Comb the records below for the string "script" and copy each line where it turns up.

***** Input

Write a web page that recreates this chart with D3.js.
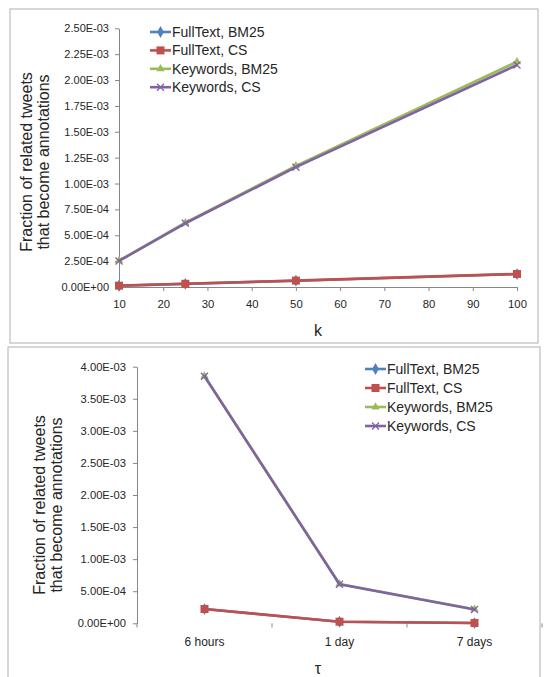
<!DOCTYPE html>
<html lang="en">
<head>
<meta charset="UTF-8">
<title>Fraction of related tweets</title>
<script src="https://cdn.jsdelivr.net/npm/d3@7"></script>
<style>
    body { margin: 0; background: #fff; }
    svg text { font-family: "Liberation Sans", Arial, sans-serif; fill: #262626; }
    .frame { fill: none; stroke: #bdbdbd; stroke-width: 1.2; }
    .axis path, .axis line { stroke: #868686; stroke-width: 1; }
</style>
</head>
<body>
<div id="chart"></div>
<script>
"use strict";

// ---- data ----
var seriesNames = ["FullText, BM25", "FullText, CS", "Keywords, BM25", "Keywords, CS"];
var seriesColors = ["#4F81BD", "#C0504D", "#9BBB59", "#8064A2"];
var seriesMarkers = ["diamond", "square", "triangle", "cross"];

// top chart: k
var kValues = [10, 25, 50, 100];
var kFullTextBM25 = [0.000012, 0.000030, 0.000061, 0.000125];
var kFullTextCS   = [0.000013, 0.000031, 0.000062, 0.000126];
var kKeywordsBM25 = [0.000254, 0.000621, 0.001170, 0.002177];
var kKeywordsCS   = [0.000252, 0.000616, 0.001158, 0.002145];
var kXTicks = [10, 20, 30, 40, 50, 60, 70, 80, 90, 100];
var kYTicks = [0, 0.00025, 0.0005, 0.00075, 0.001, 0.00125, 0.0015, 0.00175, 0.002, 0.00225, 0.0025];

// bottom chart: tau
var tauLabels = ["6 hours", "1 day", "7 days"];
var tauFullTextBM25 = [0.000222, 0.000024, 0.000004];
var tauFullTextCS   = [0.000223, 0.000025, 0.000005];
var tauKeywordsBM25 = [0.003855, 0.000613, 0.000220];
var tauKeywordsCS   = [0.003850, 0.000610, 0.000216];
var tauYTicks = [0, 0.0005, 0.001, 0.0015, 0.002, 0.0025, 0.003, 0.0035, 0.004];

function sci(v) {
    if (v === 0) return "0.00E+00";
    var e = Math.floor(Math.log10(v) + 1e-9);
    var m = +(v / Math.pow(10, e)).toFixed(2);
    if (m >= 10) { m = m / 10; e += 1; }
    return m.toFixed(2) + "E" + (e < 0 ? "-" : "+") + String(Math.abs(e)).padStart(2, "0");
}

var svg = d3.select("#chart").append("svg")
    .attr("width", 544)
    .attr("height", 677);

function marker(g, type, x, y, color) {
    if (type === "square") {
        g.append("rect").attr("x", x - 4).attr("y", y - 4).attr("width", 8).attr("height", 8)
            .attr("fill", color);
    } else if (type === "diamond") {
        g.append("path").attr("d", d3.symbol(d3.symbolDiamond, 40)())
            .attr("transform", "translate(" + x + "," + y + ")").attr("fill", color);
    } else if (type === "triangle") {
        g.append("path").attr("d", d3.symbol(d3.symbolTriangle, 30)())
            .attr("transform", "translate(" + x + "," + y + ")").attr("fill", color);
    } else {
        g.append("path").attr("d", "M-3.5,-3.5L3.5,3.5M-3.5,3.5L3.5,-3.5")
            .attr("transform", "translate(" + x + "," + y + ")")
            .attr("stroke", color).attr("stroke-width", 1.3).attr("fill", "none");
    }
}

function drawSeries(g, xs, series, x, y) {
    var line = d3.line()
        .x(function(d, i) { return x(xs[i]); })
        .y(function(d) { return y(d); });
    series.forEach(function(vals, s) {
        g.append("path")
            .datum(vals)
            .attr("d", line)
            .attr("fill", "none")
            .attr("stroke", seriesColors[s])
            .attr("stroke-width", 2.6)
            .attr("stroke-linejoin", "round");
        vals.forEach(function(v, i) {
            marker(g, seriesMarkers[s], x(xs[i]), y(v), seriesColors[s]);
        });
    });
}

function legend(g, x0, y0, step) {
    seriesNames.forEach(function(name, i) {
        var yy = y0 + i * step;
        g.append("line").attr("x1", x0).attr("x2", x0 + 21).attr("y1", yy).attr("y2", yy)
            .attr("stroke", seriesColors[i]).attr("stroke-width", 2.6);
        marker(g, seriesMarkers[i], x0 + 10.5, yy, seriesColors[i]);
        g.append("text").attr("x", x0 + 22).attr("y", yy).attr("dy", "0.35em")
            .style("font-size", "14px").text(name);
    });
}

function yTitle(g, cx, cy, gap) {
    var t = g.append("text")
        .attr("transform", "translate(" + cx + "," + cy + ") rotate(-90)")
        .attr("text-anchor", "middle")
        .style("font-size", "16px");
    t.append("tspan").attr("x", 0).attr("y", 0).text("Fraction of related tweets");
    t.append("tspan").attr("x", 0).attr("y", gap).text("that become annotations");
}

// ---------- top panel ----------
var topPanel = svg.append("g");
topPanel.append("rect").attr("class", "frame").attr("x", 10).attr("y", 9).attr("width", 528).attr("height", 334);

var xk = d3.scaleLinear().domain([10, 100]).range([119, 517]);
var yk = d3.scaleLinear().domain([0, 0.0025]).range([287, 28.3]);

topPanel.append("g").attr("class", "axis")
    .attr("transform", "translate(0,287)")
    .call(d3.axisBottom(xk).tickValues(kXTicks).tickSize(4).tickSizeOuter(0).tickPadding(9))
    .call(function(a) { a.selectAll("text").style("font-size", "11.3px").attr("fill", "#262626"); });

topPanel.append("g").attr("class", "axis")
    .attr("transform", "translate(119,0)")
    .call(d3.axisLeft(yk).tickValues(kYTicks).tickFormat(sci).tickSize(4).tickSizeOuter(0).tickPadding(6))
    .call(function(a) { a.selectAll("text").style("font-size", "11px").attr("fill", "#262626"); });

drawSeries(topPanel, kValues, [kFullTextBM25, kFullTextCS, kKeywordsBM25, kKeywordsCS], xk, yk);
legend(topPanel, 150, 32, 18.4);
yTitle(topPanel, 31.5, 162, 17);
topPanel.append("text").attr("x", 318).attr("y", 336).attr("text-anchor", "middle")
    .style("font-size", "16px").text("k");

// ---------- bottom panel ----------
var botPanel = svg.append("g");
botPanel.append("rect").attr("class", "frame").attr("x", 8).attr("y", 347).attr("width", 532).attr("height", 340);

var xt = d3.scaleBand().domain(tauLabels).range([137, 542]);
var yt = d3.scaleLinear().domain([0, 0.004]).range([623.3, 366.7]);
var xc = function(d) { return xt(d) + xt.bandwidth() / 2; };

// category boundary ticks, no baseline
var bounds = tauLabels.map(function(d) { return xt(d); }).concat([xt.range()[1]]);
botPanel.append("g").selectAll("line").data(bounds).enter().append("line")
    .attr("x1", function(d) { return d; }).attr("x2", function(d) { return d; })
    .attr("y1", 623.3).attr("y2", 627.5)
    .attr("stroke", "#868686");
botPanel.append("g").selectAll("text").data(tauLabels).enter().append("text")
    .attr("x", xc).attr("y", 642).attr("dy", "0.35em").attr("text-anchor", "middle")
    .style("font-size", "12px").text(function(d) { return d; });

botPanel.append("g").attr("class", "axis")
    .attr("transform", "translate(137,0)")
    .call(d3.axisLeft(yt).tickValues(tauYTicks).tickFormat(sci).tickSize(4).tickSizeOuter(0).tickPadding(7))
    .call(function(a) { a.selectAll("text").style("font-size", "11.2px").attr("fill", "#262626"); });

drawSeries(botPanel, tauLabels, [tauFullTextBM25, tauFullTextCS, tauKeywordsBM25, tauKeywordsCS],
    xc, yt);
legend(botPanel, 365, 369, 19);
yTitle(botPanel, 44.5, 505, 17);
botPanel.append("text").attr("x", 318).attr("y", 674).attr("text-anchor", "middle")
    .style("font-size", "16px").text("τ");
</script>
</body>
</html>
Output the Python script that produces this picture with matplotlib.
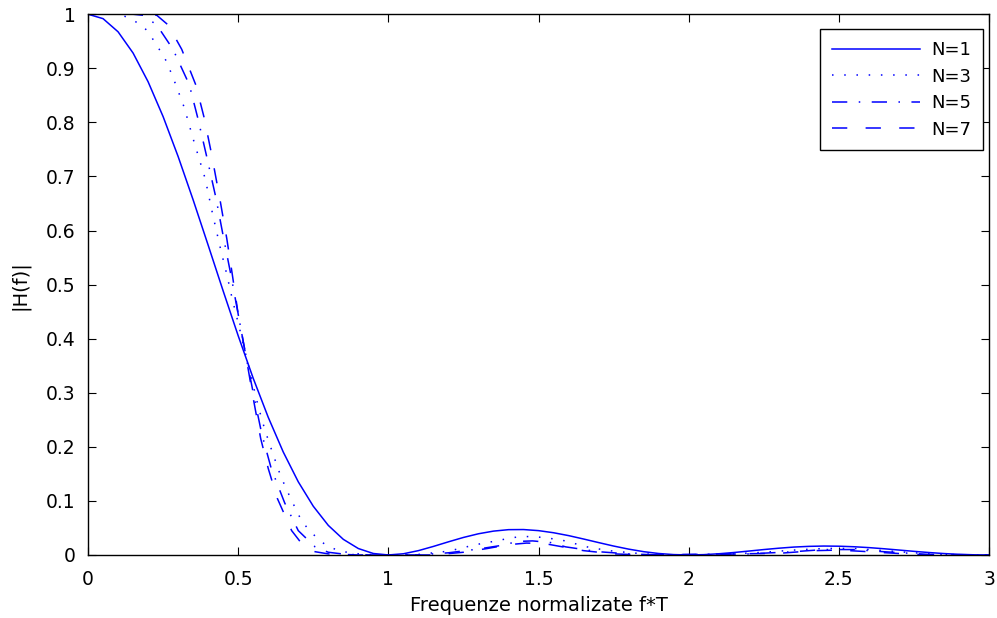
import matplotlib
matplotlib.use("Agg")
import matplotlib.pyplot as plt

plt.rcParams['font.family'] = ['DejaVu Sans']

# N=1 curve, sampled every 0.05 from 0 to 3
f_n1 = [i * 0.05 for i in range(61)]
h_n1 = [1.0, 0.9918, 0.9675, 0.9282, 0.8751, 0.8106, 0.7368, 0.6566, 0.5728, 0.4881,
        0.4053, 0.3267, 0.2546, 0.1904, 0.1353, 0.0901, 0.0547, 0.0289, 0.0119, 0.0027,
        0.0, 0.0022, 0.0080, 0.0158, 0.0243, 0.0324, 0.0392, 0.0441, 0.0468, 0.0470,
        0.0450, 0.0411, 0.0358, 0.0295, 0.0229, 0.0165, 0.0108, 0.0061, 0.0027, 0.0007,
        0.0, 0.0006, 0.0022, 0.0045, 0.0072, 0.0100, 0.0125, 0.0146, 0.0159, 0.0165,
        0.0162, 0.0152, 0.0136, 0.0115, 0.0091, 0.0067, 0.0045, 0.0026, 0.0012, 0.0003,
        0.0]

# N=3
f_n3 = [0, 0.10, 0.134, 0.168, 0.199, 0.220, 0.243, 0.262, 0.292, 0.320, 0.354, 0.390,
        0.415, 0.442, 0.462, 0.480, 0.500, 0.519, 0.545, 0.567, 0.589, 0.615, 0.642, 0.675,
        0.711, 0.736, 0.765, 0.795, 0.830, 0.87, 0.92, 1.0,
        1.05, 1.10, 1.20, 1.283, 1.327, 1.363, 1.40, 1.442, 1.483, 1.519, 1.56, 1.599,
        1.638, 1.677, 1.75, 1.85, 1.95, 2.0,
        2.15, 2.25, 2.35, 2.45, 2.55, 2.65, 2.75, 2.85, 2.95, 3.0]
h_n3 = [1, 1, 0.994, 0.983, 0.969, 0.950, 0.930, 0.912, 0.870, 0.828, 0.762, 0.696,
        0.630, 0.564, 0.519, 0.474, 0.429, 0.385, 0.325, 0.274, 0.231, 0.188, 0.145, 0.104,
        0.063, 0.046, 0.030, 0.017, 0.009, 0.004, 0.001, 0,
        0, 0.001, 0.007, 0.018, 0.023, 0.026, 0.031, 0.034, 0.034, 0.032, 0.029, 0.025,
        0.018, 0.013, 0.007, 0.002, 0, 0,
        0.002, 0.005, 0.009, 0.012, 0.012, 0.008, 0.004, 0.001, 0, 0]

# N=5
f_n5 = [0, 0.15, 0.184, 0.229, 0.283, 0.337, 0.365, 0.395, 0.426, 0.45, 0.475, 0.50,
        0.525, 0.55, 0.578, 0.61, 0.655, 0.70, 0.756, 0.80, 0.86, 0.95, 1.0,
        1.10, 1.20, 1.30, 1.38, 1.43, 1.48, 1.54, 1.59, 1.70, 1.80, 1.90,
        2.20, 2.35, 2.45, 2.55, 2.65, 2.80, 3.0]
h_n5 = [1, 1, 0.998, 0.98, 0.935, 0.87, 0.809, 0.737, 0.66, 0.59, 0.52, 0.445,
        0.37, 0.30, 0.225, 0.16, 0.096, 0.045, 0.015, 0.005, 0.001, 0, 0,
        0, 0.004, 0.011, 0.018, 0.025, 0.026, 0.023, 0.015, 0.006, 0.002, 0,
        0.002, 0.006, 0.010, 0.010, 0.006, 0.001, 0]

# N=7
f_n7 = [0, 0.20, 0.229, 0.267, 0.312, 0.359, 0.386, 0.41, 0.44, 0.462, 0.48, 0.50,
        0.525, 0.55, 0.575, 0.60, 0.63, 0.678, 0.717, 0.756, 0.80, 0.90, 1.0,
        1.15, 1.25, 1.33, 1.40, 1.46, 1.52, 1.58, 1.65, 1.75, 1.85,
        2.30, 2.42, 2.50, 2.60, 2.72, 2.80, 3.0]
h_n7 = [1, 1, 0.998, 0.98, 0.935, 0.869, 0.81, 0.745, 0.655, 0.585, 0.52, 0.445,
        0.37, 0.29, 0.215, 0.16, 0.105, 0.045, 0.017, 0.006, 0.002, 0, 0,
        0, 0.005, 0.012, 0.019, 0.022, 0.021, 0.015, 0.008, 0.002, 0,
        0.003, 0.008, 0.009, 0.006, 0.002, 0, 0]

labels = ['N=1', 'N=3', 'N=5', 'N=7']

fig = plt.figure(figsize=(9.97, 6.18), dpi=100)
ax = fig.add_axes([0.0883, 0.102, 0.9037, 0.875])

blue = (0, 0, 1)
ax.plot(f_n1, h_n1, color=blue, lw=1.1, linestyle='-', label=labels[0])
ax.plot(f_n3, h_n3, color=blue, lw=1.1, linestyle=(0, (1, 7)), label=labels[1])
ax.plot(f_n5, h_n5, color=blue, lw=1.1, linestyle=(0, (10, 7.5, 1, 7.5)), label=labels[2])
ax.plot(f_n7, h_n7, color=blue, lw=1.1, linestyle=(0, (10, 12)), label=labels[3])

ax.set_xlim(0, 3)
ax.set_ylim(0, 1)
ax.set_xticks([0, 0.5, 1, 1.5, 2, 2.5, 3])
ax.set_xticklabels(['0', '0.5', '1', '1.5', '2', '2.5', '3'])
ax.set_yticks([0, 0.1, 0.2, 0.3, 0.4, 0.5, 0.6, 0.7, 0.8, 0.9, 1])
ax.set_yticklabels(['0', '0.1', '0.2', '0.3', '0.4', '0.5', '0.6', '0.7', '0.8', '0.9', '1'])
ax.tick_params(direction='in', length=6, width=0.8, top=True, right=True, labelsize=13.5)
ax.tick_params(axis='x', pad=11)
ax.tick_params(axis='y', pad=9)
for s in ax.spines.values():
    s.set_linewidth(1.0)

ax.set_xlabel('Frequenze normalizate f*T', fontsize=14, labelpad=5)
ax.set_ylabel('|H(f)|', fontsize=14, labelpad=12)

leg = ax.legend(loc='upper right', fontsize=13, fancybox=False, edgecolor='black',
                framealpha=1, handlelength=4.9, handletextpad=0.6, borderpad=0.65,
                labelspacing=0.47, borderaxespad=0,
                bbox_to_anchor=(0.9933, 0.972))
leg.get_frame().set_linewidth(1.0)

fig.savefig('out.png', dpi=100)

**********

**Answer to this problem:**
<script src="https://cdn.jsdelivr.net/npm/d3@7"></script>
<script>
</script>
Output the Python script that produces this picture with matplotlib.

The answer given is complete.